Thursday, April 19, 2012

Continued Decline of TV Journalism

Recently, in the Wall Street Journal,  Peter Funt wrote about the lost art of the live interview.  Live interviews are handy time consumers especially for the 24 hour cable news channels.  Funt maintains the content of those interviews "is remarkably weak, due primarily to the personal agendas and sloppy efforts of the interviewers".  Funt also chastises interviewers for talking as much as the newsmaker being interviewed.  He points out two recent examples.  In the first, Lawrence O'Donnell of  MSNBC  was interviewing filmmaker Michael Moore.
Moore spoke 1,034 words while O'Donnell spoke 900, according to Funt.  In the second case Funt points to a Sean Hannity interview of Mitt Romney on FOX News.  According to Funt, Hannity asked ten questions, one of which was 172 words long and lasted 51 seconds.

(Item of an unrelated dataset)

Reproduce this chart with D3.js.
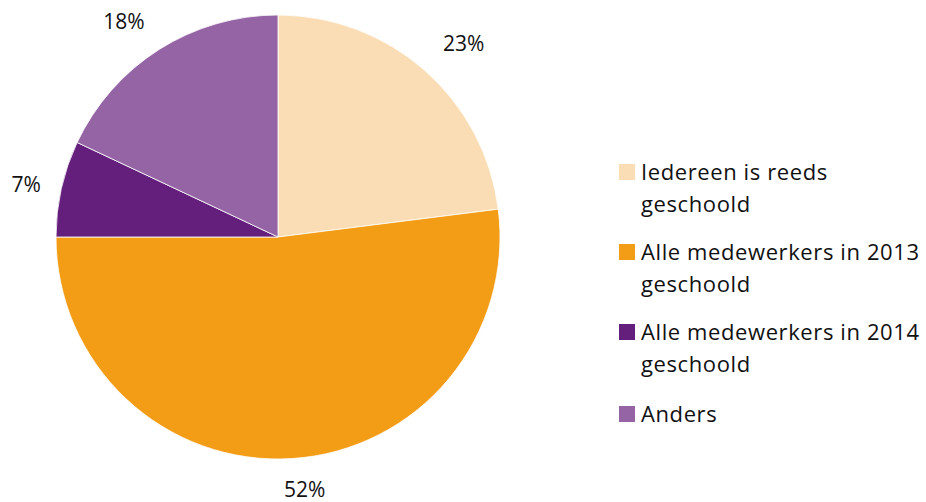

In another opinion piece in the WSJ,  L. Gordon Crovitz recounts the results of a journalism class assignment at Yale University.  The students were asked to theorize how the Watergate scandal would be covered in this digital age.  The Yale professor who makes the assignment each year, Steven Brill, says "almost every student in the course writes that Watergate could now be reported without actual reporting", i.e. no talking to real live human sources.  Sources who are going to tell a reporter factual information in a confidential manner.  The students all think everything a source would tell a reporter can now be found out by a simple Google search.  Talk about your slippery slopes.

And then there's the problem of sloppy stupid writing.  One Kansas City TV station reported yesterday that a school bus disturbance was caused by one of the student's "female parent".  Now I submit a simple "mother" would have sufficed.


This morning another station's reporter told us that the witness who had just shown up told police the woman who lives in the house under investigation is her "female cousin".  I ask, could it be otherwise?